La “revancha de los territoriales”, clara en las provincias de la periferia tradicional, pero visible incluso en Buenos Aires bajo la sombra de Martín Insaurralde, recobra para el ámbito local la primacía que le corresponde, y renegocia las cuotas de poder con un gobierno que, si bien no está –ni mucho menos- en retirada, ha visto bajar sus acciones en estos dos años. Se viene un bienio en que el oficialismo será nominalmente el mismo, pero las negociaciones se harán más largas, y los rostros presentes de reunión en reunión serán también otros. Es el primer atisbo, sin dudas, de cambios más profundos.

 

La cifra nacional esbozada en estas primarias limita el alcance y subraya el significado que la expresión “fin de ciclo” puede adquirir en los medios opositores. Está claro que, como se confirmen estos resultados -o versiones similares- en octubre, ello hará referencia simplemente a la función ordenadora de la política criolla que porta, hoy por hoy, el apellido Kirchner. Forzada a cambiar por la imposibilidad de una reelección, la presidente deberá, desde 2015, retirarse a posiciones relativamente más modestas, que necesariamente harán lugar a algo poco visto en esta década tan adjetivada: la delegación del poder.

 

Hijos de una delegación, los Kirchner sólo supieron confiar en su propia capacidad para conducir todos los asuntos de la época cuyo final comienza a esbozarse. Conocían bien el riesgo implícito en otros modelos de construcción. Ese rasgo originario, que hasta hoy mantiene a la presidente como la “ventanilla única” de la política argentina, no da para más, aunque muchos sean, todavía, los que se empeñan en sostener lo contrario. Incluso en la rara eventualidad de un candidato negociado que cuente con el aval, el apoyo y la voluntad condicionante de la presidente, el tiempo que viene es el del cambio superador, que incorporando las nuevas demandas garantice al mismo tiempo la continuidad de los mejores aspectos de este ciclo.

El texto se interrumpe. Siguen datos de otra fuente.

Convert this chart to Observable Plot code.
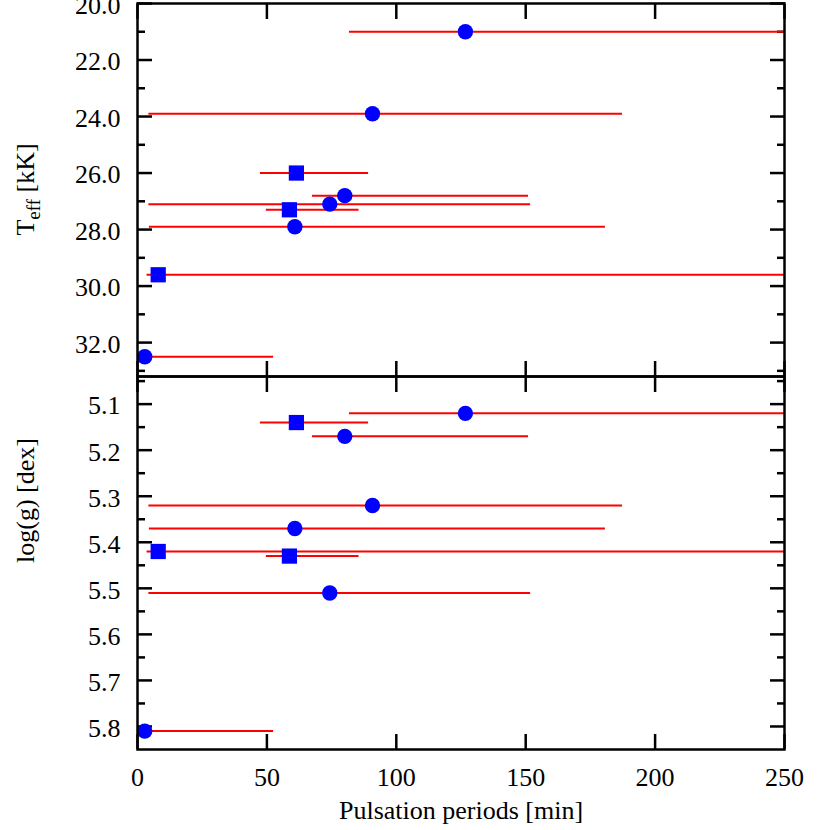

Quien mejor lo exprese será quien mejor sepa manejarse en la etapa que se abre desde octubre.

 

Por su parte, el pelotón territorial de intendentes y gobernadores, aunque no se comporte como un bloque y muestre notables fisuras, pondrá un alto precio, de ahora en más, a la aceptación alegre de la antes indiscutible unción presidencial. Lentamente, Cristina parece comenzar su descenso a un llano particular, donde seguramente retendrá poder, pero nada comparable con el que ha ejercido, ni tampoco con aquel, menor, que ejercerá durante dos años más. Fuera de eso, como dijimos al comienzo, es temprano para saber.